■ WORK REQUIRED: Extract only the first line of the listing and every line after it up to and including the one with "const W = 1145, H = 470;". Omit the pictures.

■ SUPPLIED MATERIAL:
---
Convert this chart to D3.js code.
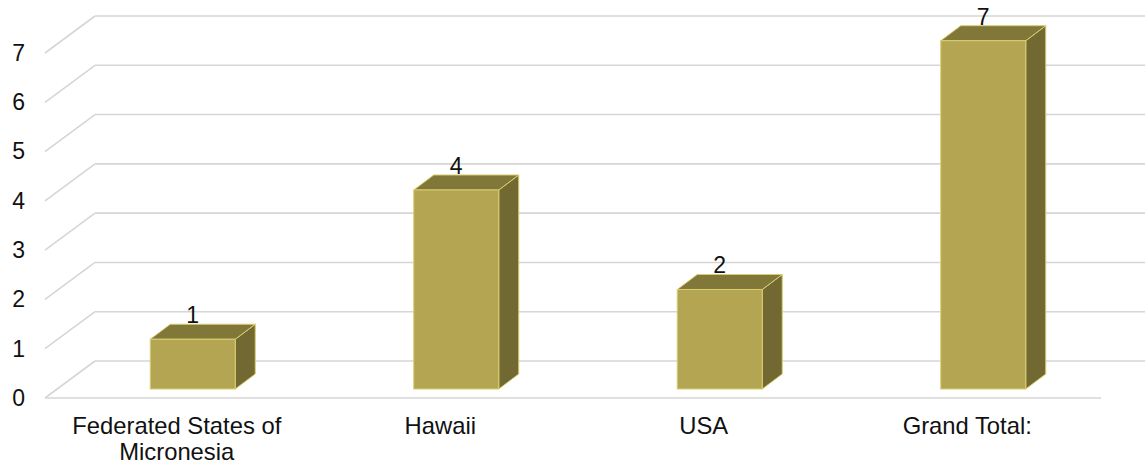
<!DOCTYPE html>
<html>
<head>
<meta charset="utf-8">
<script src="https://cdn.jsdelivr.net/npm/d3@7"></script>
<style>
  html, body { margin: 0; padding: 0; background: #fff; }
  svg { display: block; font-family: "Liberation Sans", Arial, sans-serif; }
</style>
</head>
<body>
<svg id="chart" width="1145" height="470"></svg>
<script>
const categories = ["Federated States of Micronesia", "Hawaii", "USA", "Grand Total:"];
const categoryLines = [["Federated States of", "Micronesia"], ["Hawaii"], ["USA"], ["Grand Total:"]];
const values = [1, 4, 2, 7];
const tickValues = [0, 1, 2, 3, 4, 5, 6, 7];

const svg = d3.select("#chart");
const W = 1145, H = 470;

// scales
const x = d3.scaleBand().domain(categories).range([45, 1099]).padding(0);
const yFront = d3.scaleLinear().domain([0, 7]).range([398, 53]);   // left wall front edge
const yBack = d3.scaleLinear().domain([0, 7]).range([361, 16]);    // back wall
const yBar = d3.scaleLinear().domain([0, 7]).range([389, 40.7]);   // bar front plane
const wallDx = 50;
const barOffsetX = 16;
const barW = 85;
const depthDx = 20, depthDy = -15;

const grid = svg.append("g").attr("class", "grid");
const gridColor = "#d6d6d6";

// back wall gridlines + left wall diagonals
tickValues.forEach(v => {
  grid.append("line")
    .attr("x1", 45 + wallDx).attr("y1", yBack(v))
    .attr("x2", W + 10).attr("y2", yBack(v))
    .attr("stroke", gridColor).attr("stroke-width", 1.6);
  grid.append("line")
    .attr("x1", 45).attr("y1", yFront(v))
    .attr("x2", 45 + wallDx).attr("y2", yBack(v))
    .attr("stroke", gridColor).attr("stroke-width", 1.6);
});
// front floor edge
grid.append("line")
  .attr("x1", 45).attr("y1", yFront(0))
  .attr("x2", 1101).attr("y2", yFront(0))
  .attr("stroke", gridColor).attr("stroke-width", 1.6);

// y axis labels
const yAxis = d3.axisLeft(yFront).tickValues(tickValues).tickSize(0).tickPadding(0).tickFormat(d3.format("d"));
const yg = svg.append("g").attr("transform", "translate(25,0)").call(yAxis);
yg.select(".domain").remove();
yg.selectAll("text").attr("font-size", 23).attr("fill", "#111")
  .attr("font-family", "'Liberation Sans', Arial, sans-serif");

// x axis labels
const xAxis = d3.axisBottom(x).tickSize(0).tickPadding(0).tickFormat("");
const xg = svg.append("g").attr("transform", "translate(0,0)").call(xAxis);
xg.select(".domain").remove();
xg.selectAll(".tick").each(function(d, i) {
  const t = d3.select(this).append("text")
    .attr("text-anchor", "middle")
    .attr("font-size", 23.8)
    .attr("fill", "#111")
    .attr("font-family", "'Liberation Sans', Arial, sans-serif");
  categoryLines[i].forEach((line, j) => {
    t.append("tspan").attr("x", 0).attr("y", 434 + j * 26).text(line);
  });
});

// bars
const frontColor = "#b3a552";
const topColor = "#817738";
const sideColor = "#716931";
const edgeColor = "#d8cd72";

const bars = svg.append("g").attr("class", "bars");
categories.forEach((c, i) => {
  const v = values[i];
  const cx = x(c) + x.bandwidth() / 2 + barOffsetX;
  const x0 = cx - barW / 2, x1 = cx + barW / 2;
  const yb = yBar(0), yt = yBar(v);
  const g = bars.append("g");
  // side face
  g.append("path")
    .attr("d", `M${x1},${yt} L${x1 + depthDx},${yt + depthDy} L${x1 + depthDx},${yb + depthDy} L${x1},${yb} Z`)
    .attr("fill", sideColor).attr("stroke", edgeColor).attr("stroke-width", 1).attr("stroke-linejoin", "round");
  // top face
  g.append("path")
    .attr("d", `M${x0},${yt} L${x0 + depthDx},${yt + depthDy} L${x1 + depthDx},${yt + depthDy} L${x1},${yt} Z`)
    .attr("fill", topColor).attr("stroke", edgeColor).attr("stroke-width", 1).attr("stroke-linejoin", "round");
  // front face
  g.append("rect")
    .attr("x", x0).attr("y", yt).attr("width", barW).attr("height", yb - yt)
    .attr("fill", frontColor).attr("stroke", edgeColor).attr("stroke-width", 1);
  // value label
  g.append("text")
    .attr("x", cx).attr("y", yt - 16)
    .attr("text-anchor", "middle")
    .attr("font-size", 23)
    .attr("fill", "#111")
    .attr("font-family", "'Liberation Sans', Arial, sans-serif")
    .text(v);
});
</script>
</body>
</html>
---
■ SOLUTION TO THIS EXERCISE:
Convert this chart to D3.js code.
<!DOCTYPE html>
<html>
<head>
<meta charset="utf-8">
<script src="https://cdn.jsdelivr.net/npm/d3@7"></script>
<style>
  html, body { margin: 0; padding: 0; background: #fff; }
  svg { display: block; font-family: "Liberation Sans", Arial, sans-serif; }
</style>
</head>
<body>
<svg id="chart" width="1145" height="470"></svg>
<script>
const categories = ["Federated States of Micronesia", "Hawaii", "USA", "Grand Total:"];
const categoryLines = [["Federated States of", "Micronesia"], ["Hawaii"], ["USA"], ["Grand Total:"]];
const values = [1, 4, 2, 7];
const tickValues = [0, 1, 2, 3, 4, 5, 6, 7];

const svg = d3.select("#chart");
const W = 1145, H = 470;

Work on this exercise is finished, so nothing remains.